▸ **RECORDED DATA**
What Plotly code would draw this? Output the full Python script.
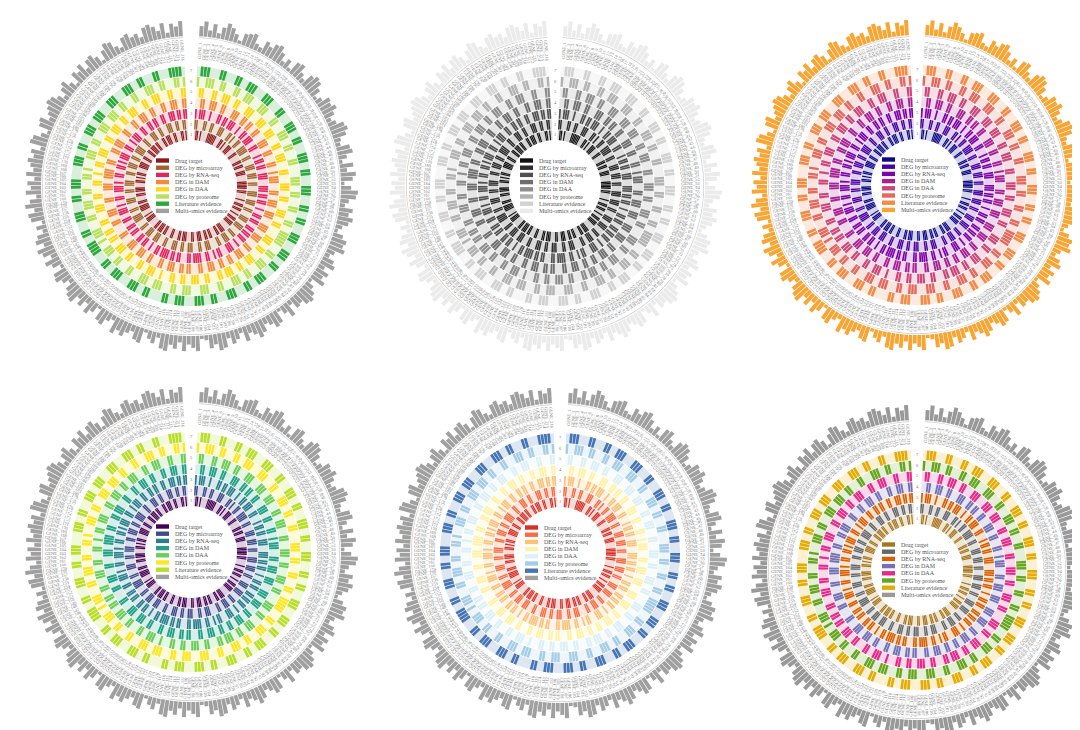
import math
import plotly.graph_objects as go

# ---- data -------------------------------------------------------------
TRACKS = ["Drug target", "DEG by microarray", "DEG by RNA-seq", "DEG in DAM",
          "DEG in DAA", "DEG by proteome", "Literature evidence", "Multi-omics evidence"]

drug_target = """01101000 01111110 00110100 11100011 00001101 10011100 00111110 11000010 01101100
10011011 10000111 01100011 01100111 00110001 11011000 11000110 11101100 00111010
00111101 10001101 11000110 10110001 11100110 00110111 01100011 01110011 00011010"""
deg_microarray = """11000110 01100011 10001101 00110011 11001100 01110011 10011000 11100111 00110001
11001110 00110011 10011000 01110011 00011100 11001110 00110001 11001110 01100011
11001100 01110001 10011100 01100111 00110011 11000110 00111001 10001110 01100110"""
deg_rnaseq = """10111001 00011011 01110010 01101110 01100010 11011001 11000111 01101100 10011011
00110110 11001001 11000110 10011001 11101100 01101101 11101100 10011011 00110110
01100111 01001100 11101001 10011010 11100110 01011100 11001101 10011001 11011011"""
deg_dam = """00110011 10011000 11100110 11001100 01110011 00011001 01110001 10011100 11100011
10011100 01100111 00110011 00111001 10001101 10011100 11000110 01110011 10001100
00110011 10001100 01110011 11001100 01101110 00110001 10011100 11000110 01110011"""
deg_daa = """01100011 00111001 10001110 00111001 11000110 01110001 10001110 01100011 10011000
01110011 00011100 11001110 11000110 01110011 00110001 00111001 10001100 11100110
11001100 01110011 00011001 00110011 10001100 11100110 01110001 10011100 01100011"""
deg_proteome = """10011100 11000110 01110001 11000110 00111001 10001100 00111001 10001100 01100111
11000110 01110001 10011100 01100011 10001110 01100011 10011100 01100011 00111001
01110001 10011100 11000110 10001110 01100011 10011100 11000110 00111001 10001101"""
literature = """01110001 10001100 11100011 10001100 01110011 00011100 11000111 00011001 10001110
00111001 10001110 01100011 10001100 11100011 10011000 01100111 00011100 11000111
10011000 11100011 00111000 01110011 00011100 11100011 10001110 01100011 00011110"""

multi_omics = [6, 9, 4, 8, 3, 7, 10, 8, 5, 2, 7, 8, 9, 4, 3, 8, 6, 9, 10, 7, 3, 6, 2, 8,
               9, 5, 3, 8, 10, 9, 6, 2, 4, 8, 7, 9, 6, 3, 5, 9, 10, 8, 4, 3, 8, 9, 5, 2,
               8, 4, 9, 7, 2, 6, 10, 9, 5, 3, 8, 6, 9, 7, 4, 2, 6, 9, 8, 10, 5, 3, 7, 9,
               4, 8, 6, 9, 2, 5, 8, 10, 9, 6, 7, 3, 9, 5, 2, 8, 9, 6, 4, 8, 10, 7, 5, 9,
               3, 6, 8, 4, 9, 10, 6, 8, 3, 2, 9, 7, 5, 9, 4, 8, 6, 10, 9, 3, 7, 5, 2, 9,
               8, 4, 6, 9, 7, 10, 3, 5, 9, 8, 2, 6, 9, 4, 8, 5, 10, 9, 7, 3, 6, 9, 8, 2,
               6, 9, 4, 8, 10, 5, 9, 7, 3, 6, 2, 8, 9, 5, 10, 7, 3, 9, 6, 8, 4, 9, 5, 7,
               9, 6, 8, 3, 10, 9, 5, 2, 8, 9, 4, 6, 8, 10, 9, 6, 3, 7, 9, 5, 2, 8, 6, 9,
               4, 8, 9, 6, 2, 7, 10, 9, 5, 3, 8, 9, 6, 7, 4, 9, 10, 8, 5, 9, 3, 8, 6, 9]

rings = [drug_target, deg_microarray, deg_rnaseq, deg_dam, deg_daa, deg_proteome, literature]
rings = [[int(c) for c in s if c in "01"] for s in rings]
N = len(multi_omics)
genes = [f"GENE_{i}" for i in range(1, N + 1)]

palettes = [
    ["#8B1A1A", "#A0622D", "#E0245E", "#F28A3A", "#FFD71A", "#B8E05A", "#2CA83C", "#A0A0A0"],
    ["#111111", "#2B2B2B", "#505050", "#6E6E6E", "#8E8E8E", "#B2B2B2", "#D2D2D2", "#EBEBEB"],
    ["#0D0887", "#4C02A1", "#7E03A8", "#A82296", "#CB4679", "#E4685E", "#F48B47", "#F9A533"],
    ["#440154", "#3E4A89", "#2A7F8E", "#22A187", "#6CCD5A", "#FDE725", "#B9DE28", "#A0A0A0"],
    ["#D73027", "#F46D43", "#FDC27A", "#FFF2A8", "#DDF0F6", "#A6CDE6", "#4575B4", "#A0A0A0"],
    ["#A6761D", "#666666", "#D95F02", "#7570B3", "#E7298A", "#66A61E", "#E6AB02", "#999999"],
]

# panel centres (px from top-left of 1080x730)
centres = [(183, 178), (547, 178), (909, 177), (183, 544), (552, 545), (909, 562)]
RMAX = 168

# ---- geometry ---------------------------------------------------------
GAP = 6
STEP = (360 - GAP) / N
thetas = [GAP / 2 + (i + 0.5) * STEP for i in range(N)]
RING0, RING_W, RING_PAD = 46, 9.8, 0.9
LABEL_R = 135.5
BAR_BASE = 150


def tint(hex_color, a=0.2):
    h = hex_color.lstrip("#")
    r, g, b = (int(h[i:i + 2], 16) for i in (0, 2, 4))
    mix = lambda c: round(c * a + 255 * (1 - a))
    return f"rgb({mix(r)},{mix(g)},{mix(b)})"


fig = go.Figure()
annotations, shapes = [], []
W, H = 1080, 730

for p, (pal, (cx, cy)) in enumerate(zip(palettes, centres)):
    sfx = "" if p == 0 else str(p + 1)
    polar = "polar" + sfx
    dom_x = [(cx - RMAX) / W, (cx + RMAX) / W]
    dom_y = [max(0, (H - cy - RMAX) / H), min(1, (H - cy + RMAX) / H)]

    for k, ring in enumerate(rings):
        base = RING0 + k * (RING_W + RING_PAD)
        # ring background
        fig.add_trace(go.Barpolar(
            subplot=polar, theta=[180], r=[RING_W], base=[base], width=[360 - GAP],
            marker=dict(color=tint(pal[k], 0.18), line=dict(width=0)),
            hoverinfo="skip", showlegend=False))
        sel = [i for i in range(N) if ring[i]]
        fig.add_trace(go.Barpolar(
            subplot=polar, theta=[thetas[i] for i in sel], r=[RING_W] * len(sel),
            base=[base] * len(sel), width=[STEP * 0.8] * len(sel),
            marker=dict(color=pal[k], line=dict(width=0)),
            name=TRACKS[k], hovertext=[genes[i] for i in sel], showlegend=False))

    # ring numbers in the gap
    fig.add_trace(go.Scatterpolar(
        subplot=polar, theta=[0] * 7,
        r=[RING0 + k * (RING_W + RING_PAD) + RING_W / 2 for k in range(7)],
        mode="text", text=[str(k + 1) for k in range(7)],
        textfont=dict(size=4.5, color="#777", family="Liberation Serif"),
        hoverinfo="skip", showlegend=False))

    # thin circle before outer bars
    fig.add_trace(go.Barpolar(
        subplot=polar, theta=[180], r=[0.7], base=[148.3], width=[360 - GAP],
        marker=dict(color="#CCCCCC", line=dict(width=0)), hoverinfo="skip", showlegend=False))

    # multi-omics evidence bars
    fig.add_trace(go.Barpolar(
        subplot=polar, theta=thetas, r=[v * 1.7 for v in multi_omics], base=[BAR_BASE] * N,
        width=[STEP * 0.86] * N, marker=dict(color=pal[7], line=dict(width=0)),
        name=TRACKS[7], hovertext=genes, showlegend=False))

    fig.update_layout(**{
        polar: dict(
            domain=dict(x=dom_x, y=dom_y), bgcolor="rgba(0,0,0,0)",
            radialaxis=dict(visible=False, range=[0, RMAX], showgrid=False),
            angularaxis=dict(visible=False, rotation=90, direction="clockwise",
                             showgrid=False)),
        "xaxis" + sfx: dict(domain=dom_x, range=[-RMAX, RMAX], visible=False,
                            fixedrange=True, anchor="y" + sfx),
        "yaxis" + sfx: dict(domain=dom_y, range=[-RMAX, RMAX], visible=False,
                            fixedrange=True, anchor="x" + sfx),
    })

    # gene labels, radial
    for g, th in zip(genes, thetas):
        rad = math.radians(th)
        ang = th - 90 if th <= 180 else th - 270
        annotations.append(dict(
            x=LABEL_R * math.sin(rad), y=LABEL_R * math.cos(rad), xref="x" + sfx, yref="y" + sfx,
            text=g, textangle=ang, showarrow=False, xanchor="center", yanchor="middle",
            font=dict(size=4.5, color="#808080", family="Liberation Serif")))

    # legend in the hole
    for i, name in enumerate(TRACKS):
        yy = 25.5 - i * 7.2
        shapes.append(dict(type="rect", xref="x" + sfx, yref="y" + sfx, layer="above",
                           x0=-35, x1=-22, y0=yy - 2.2, y1=yy + 2.2,
                           fillcolor=pal[i], line=dict(width=0)))
        annotations.append(dict(x=-18.5, y=yy, xref="x" + sfx, yref="y" + sfx, text=name,
                                showarrow=False, xanchor="left", yanchor="middle",
                                font=dict(size=6, color="#555", family="Liberation Serif")))

fig.update_layout(
    width=W, height=H, margin=dict(l=0, r=0, t=0, b=0),
    paper_bgcolor="white", plot_bgcolor="rgba(0,0,0,0)",
    showlegend=False, annotations=annotations, shapes=shapes,
)
fig.write_html("out.html")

▸ **WHAT THIS TASK INVOLVES**
Reproduce the material above from its first line through the line containing "10011000 11100011 00111000", both ends included, and skip every picture.

▸ **RESPONSE**
What Plotly code would draw this? Output the full Python script.
import math
import plotly.graph_objects as go

# ---- data -------------------------------------------------------------
TRACKS = ["Drug target", "DEG by microarray", "DEG by RNA-seq", "DEG in DAM",
          "DEG in DAA", "DEG by proteome", "Literature evidence", "Multi-omics evidence"]

drug_target = """01101000 01111110 00110100 11100011 00001101 10011100 00111110 11000010 01101100
10011011 10000111 01100011 01100111 00110001 11011000 11000110 11101100 00111010
00111101 10001101 11000110 10110001 11100110 00110111 01100011 01110011 00011010"""
deg_microarray = """11000110 01100011 10001101 00110011 11001100 01110011 10011000 11100111 00110001
11001110 00110011 10011000 01110011 00011100 11001110 00110001 11001110 01100011
11001100 01110001 10011100 01100111 00110011 11000110 00111001 10001110 01100110"""
deg_rnaseq = """10111001 00011011 01110010 01101110 01100010 11011001 11000111 01101100 10011011
00110110 11001001 11000110 10011001 11101100 01101101 11101100 10011011 00110110
01100111 01001100 11101001 10011010 11100110 01011100 11001101 10011001 11011011"""
deg_dam = """00110011 10011000 11100110 11001100 01110011 00011001 01110001 10011100 11100011
10011100 01100111 00110011 00111001 10001101 10011100 11000110 01110011 10001100
00110011 10001100 01110011 11001100 01101110 00110001 10011100 11000110 01110011"""
deg_daa = """01100011 00111001 10001110 00111001 11000110 01110001 10001110 01100011 10011000
01110011 00011100 11001110 11000110 01110011 00110001 00111001 10001100 11100110
11001100 01110011 00011001 00110011 10001100 11100110 01110001 10011100 01100011"""
deg_proteome = """10011100 11000110 01110001 11000110 00111001 10001100 00111001 10001100 01100111
11000110 01110001 10011100 01100011 10001110 01100011 10011100 01100011 00111001
01110001 10011100 11000110 10001110 01100011 10011100 11000110 00111001 10001101"""
literature = """01110001 10001100 11100011 10001100 01110011 00011100 11000111 00011001 10001110
00111001 10001110 01100011 10001100 11100011 10011000 01100111 00011100 11000111
10011000 11100011 00111000 01110011 00011100 11100011 10001110 01100011 00011110"""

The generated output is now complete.